--- GIVEN PROBLEM ---
In the listing that follows, retype every line from the first through the one containing "import plotly.graph_objects as go". Pictures are to be left out.

--- RECORDED DATA ---
------------

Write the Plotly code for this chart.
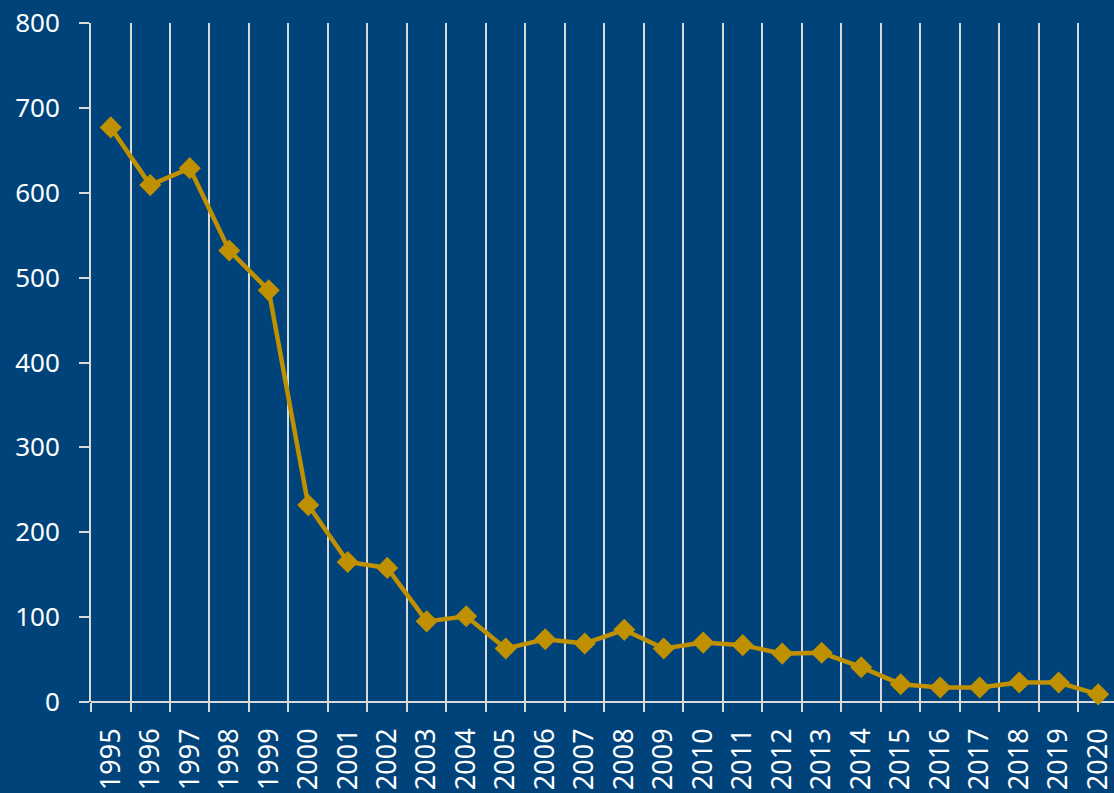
import plotly.graph_objects as go

years = list(range(1995, 2021))
values = [677, 609, 629, 532, 485, 232, 165, 158, 95, 101, 63, 74, 69, 85,
          63, 70, 67, 57, 58, 41, 21, 17, 17, 23, 23, 9]
year_labels = [str(y) for y in years]
y_ticks = [0, 100, 200, 300, 400, 500, 600, 700, 800]

BG = "#00437A"
GOLD = "#BF9000"
GRID = "#D9D9D9"

fig = go.Figure()
fig.add_trace(go.Scatter(
    x=years, y=values, mode="lines+markers",
    line=dict(color=GOLD, width=4.5),
    marker=dict(symbol="diamond", size=17, color=GOLD),
    showlegend=False, cliponaxis=False,
))

fig.update_layout(
    width=1114, height=793,
    paper_bgcolor=BG, plot_bgcolor=BG,
    margin=dict(l=91, r=0, t=23, b=91),
    font=dict(family="Noto Sans", color="white"),
)
fig.update_xaxes(
    range=[1994.5, 2020.4],
    tickmode="array", tickvals=years, ticktext=year_labels,
    tickangle=-90, tickfont=dict(size=27, color="white"),
    showgrid=False, ticks="", zeroline=False,
    showline=False,
    minor=dict(tick0=1994.5, dtick=1, showgrid=True, gridcolor=GRID,
               gridwidth=2, ticks="outside", ticklen=9, tickcolor=GRID,
               tickwidth=2),
    ticklabelstandoff=20,
    ticklabeloverflow="allow",
)
fig.update_yaxes(
    range=[0, 800], tickmode="array", tickvals=y_ticks,
    tickfont=dict(size=26, color="white"),
    showgrid=False, zeroline=True, zerolinecolor=GRID, zerolinewidth=2,
    showline=True, linecolor=GRID, linewidth=2,
    ticks="outside", ticklen=10, tickcolor=GRID, tickwidth=2,
    ticklabelstandoff=14,
)
fig.write_html(
    "out.html",
    config={"displayModeBar": False},
    post_script="document.body.style.margin='0';document.body.style.overflow='hidden';",
)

------------

--- ANSWER TO THIS PROBLEM ---
Write the Plotly code for this chart.
import plotly.graph_objects as go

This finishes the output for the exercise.